The universal capabilities that machine learning enables across so many sectors makes it an essential tool, and experts predict a bright future for its use. In fact, machine learning and artificial intelligence topped the list in Gartner’s Top 10 Strategic Technology Trends for 2017:
AI and machine learning … can also encompass more advanced systems that understand, learn, predict, adapt and potentially operate autonomously… The combination of extensive parallel processing power, advanced algorithms and massive datasets to feed the algorithms has unleashed this new era.
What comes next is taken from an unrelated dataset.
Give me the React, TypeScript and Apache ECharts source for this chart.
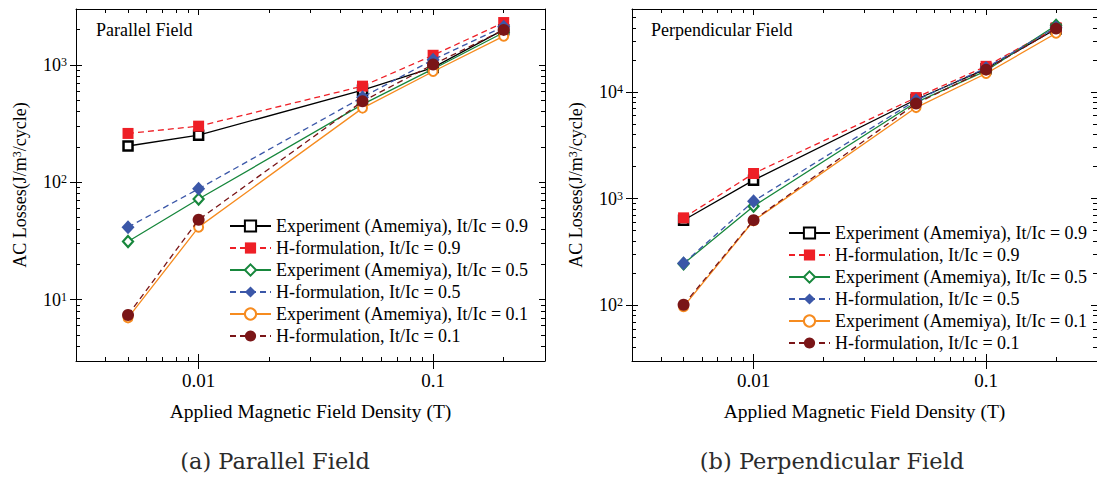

Unsupervised learning techniques will eventually lead to generalized artificial intelligence applications, which will be able to teach themselves to do myriad tasks, according to Forbes, instead of the one that supervised learning algorithms are instructed to do. The future is bright — and full of machine learning techniques.
Machine Learning and datascience@berkeley
In recognition of machine learning’s critical role today and in the future, datascience@berkeley includes an in-depth focus on machine learning in its online Master of Information and Data Science (MIDS) curriculum.
The foundation course is Applied Machine Learning, which provides a broad introduction to the key ideas in machine learning. The emphasis is on intuition and practical examples rather than theoretical results, though some experience with probability, statistics, and linear algebra is important. Students learn how to apply powerful machine learning techniques to new problems, run evaluations and interpret results, and think about scaling up from thousands of data points to billions.
The advanced course, Machine Learning at Scale, builds on and goes beyond the collect-and-analyze phase of big data by focusing on how machine learning algorithms can be rewritten and extended to scale to work on petabytes of data, both structured and unstructured, to generate sophisticated models used for real-time predictions.
In the Natural Language Processing with Deep Learning course, students learn how-to skills using cutting-edge distributed computation and machine learning systems such as Spark. They are trained to code up their own implementations of large-scale projects, like Google’s original PageRank algorithm, and discover how to use modern deep learning techniques to train text-understanding algorithms.